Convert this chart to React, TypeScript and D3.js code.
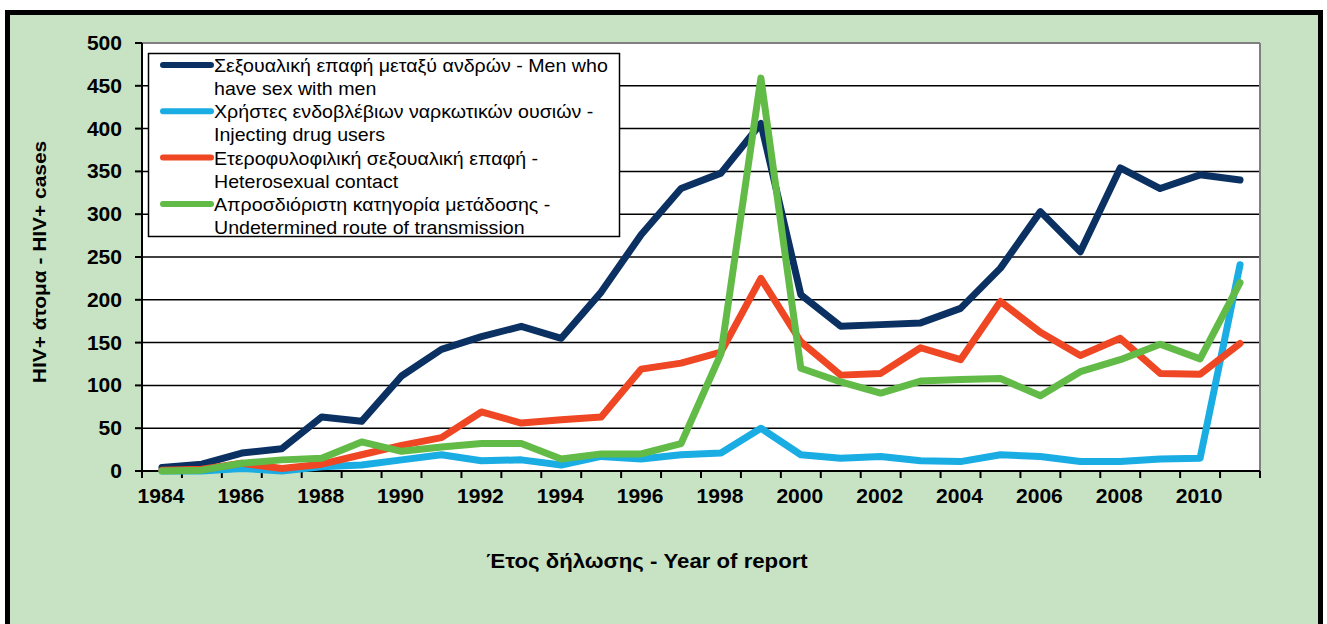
import React from 'react'
import * as d3 from 'd3'

const years = d3.range(1984, 2012)
const yTicks = [0, 50, 100, 150, 200, 250, 300, 350, 400, 450, 500]
const xLabelYears = years.filter(y => y % 2 === 0)

const msm = [4, 8, 21, 26, 63, 58, 111, 142, 157, 169, 155, 209, 276, 330, 348, 406, 206, 169, 171, 173, 190, 237, 303, 256, 354, 330, 346, 340]
const idu = [0, 0, 3, 0, 5, 7, 13, 19, 12, 13, 7, 17, 14, 19, 21, 50, 19, 15, 17, 12, 11, 19, 17, 11, 11, 14, 15, 241]
const hetero = [1, 2, 9, 3, 8, 19, 30, 39, 69, 56, 60, 63, 119, 126, 139, 225, 151, 112, 114, 144, 130, 198, 162, 135, 155, 114, 113, 149]
const undetermined = [0, 1, 9, 13, 15, 34, 23, 28, 32, 32, 14, 20, 20, 32, 137, 459, 120, 104, 91, 105, 107, 108, 88, 116, 130, 148, 131, 220]

const seriesNames = [
  ['Σεξουαλική επαφή μεταξύ ανδρών - Men who', 'have sex with men'],
  ['Χρήστες ενδοβλέβιων ναρκωτικών ουσιών -', 'Injecting drug users'],
  ['Ετεροφυλοφιλική σεξουαλική επαφή -', 'Heterosexual contact'],
  ['Απροσδιόριστη κατηγορία μετάδοσης -', 'Undetermined route of transmission'],
]
const seriesValues = [msm, idu, hetero, undetermined]
const colors = ['#0b3163', '#19ade3', '#ef4724', '#62bb47']

const font = '"Liberation Sans", Arial, sans-serif'

// text stretched sideways a little, like the original's wide Arial
function T({ x, y, sx = 1, rot = 0, children, ...rest }: any) {
  return (
    <text transform={`translate(${x},${y}) rotate(${rot}) scale(${sx},1)`} {...rest}>{children}</text>
  )
}

export default function App() {
  const left = 142, right = 1260, top = 43, bottom = 471

  const x = d3.scaleBand<number>().domain(years).range([left, right]).padding(0)
  const y = d3.scaleLinear().domain([0, 500]).range([bottom, top])
  const cx = (yr: number) => (x(yr) as number) + x.bandwidth() / 2

  const line = d3.line<number>()
    .x((d, i) => cx(years[i]))
    .y(d => y(d))

  return (
    <svg width={1327} height={624} style={{ position: 'absolute', left: 0, top: 0, fontFamily: font }}>
      {/* outer frame */}
      <rect x={7.5} y={12.5} width={1313} height={640} fill="#c8e3c4" stroke="#000" strokeWidth={5} />

      {/* plot area */}
      <rect x={left} y={top} width={right - left} height={bottom - top} fill="#fff" />
      {yTicks.filter(t => t > 0 && t < 500).map(t => (
        <line key={t} x1={left} x2={right} y1={y(t)} y2={y(t)} stroke="#000" strokeWidth={1.5} />
      ))}
      <line x1={left} x2={right} y1={top} y2={top} stroke="#808080" strokeWidth={2} />
      <line x1={right} x2={right} y1={top} y2={bottom} stroke="#808080" strokeWidth={2} />

      {/* y axis */}
      <line x1={left} x2={left} y1={top} y2={bottom} stroke="#000" strokeWidth={2} />
      {yTicks.map(t => (
        <g key={t}>
          <line x1={left - 7} x2={left} y1={y(t)} y2={y(t)} stroke="#000" strokeWidth={2} />
          <T x={122} y={y(t) + 7} sx={1.08} textAnchor="end" fontSize={19.5} fontWeight="bold">{t}</T>
        </g>
      ))}

      {/* x axis */}
      <line x1={left} x2={right} y1={bottom} y2={bottom} stroke="#000" strokeWidth={2} />
      {[...years, 2012].map((yr, i) => {
        const xx = left + i * x.bandwidth()
        return <line key={yr} x1={xx} x2={xx} y1={bottom} y2={bottom + 7} stroke="#000" strokeWidth={2} />
      })}
      {xLabelYears.map(yr => (
        <T key={yr} x={cx(yr) - 1} y={503} sx={1.08} textAnchor="middle" fontSize={19.5} fontWeight="bold">{yr}</T>
      ))}

      {/* series */}
      {seriesValues.map((vals, i) => (
        <path key={i} d={line(vals) || ''} fill="none" stroke={colors[i]} strokeWidth={7}
          strokeLinejoin="round" strokeLinecap="round" />
      ))}

      {/* legend */}
      <rect x={148.5} y={53.5} width={471} height={183} fill="#fff" stroke="#000" strokeWidth={1.5} />
      {seriesNames.map((lines, i) => {
        const ly = 65 + i * 46.3
        return (
          <g key={i}>
            <line x1={163} x2={211} y1={ly} y2={ly} stroke={colors[i]} strokeWidth={6} strokeLinecap="round" />
            <T x={214} y={ly + 7} sx={1.09} fontSize={18}>{lines[0]}</T>
            <T x={214} y={ly + 30} sx={1.09} fontSize={18}>{lines[1]}</T>
          </g>
        )
      })}

      {/* axis titles */}
      <T x={46} y={262} rot={-90} sx={1.1} textAnchor="middle" fontSize={19} fontWeight="bold">
        HIV+ άτομα  -  HIV+ cases
      </T>
      <T x={647} y={568} sx={1.11} textAnchor="middle" fontSize={20} fontWeight="bold">
        Έτος δήλωσης - Year of report
      </T>
    </svg>
  )
}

^^^^

TO DO: Quote, please, every line of the material above from its start through the line that has "const xLabelYears = years.filter(y", reproducing the words exactly and dropping any images.

TASK ANSWER:
Convert this chart to React, TypeScript and D3.js code.
import React from 'react'
import * as d3 from 'd3'

const years = d3.range(1984, 2012)
const yTicks = [0, 50, 100, 150, 200, 250, 300, 350, 400, 450, 500]
const xLabelYears = years.filter(y => y % 2 === 0)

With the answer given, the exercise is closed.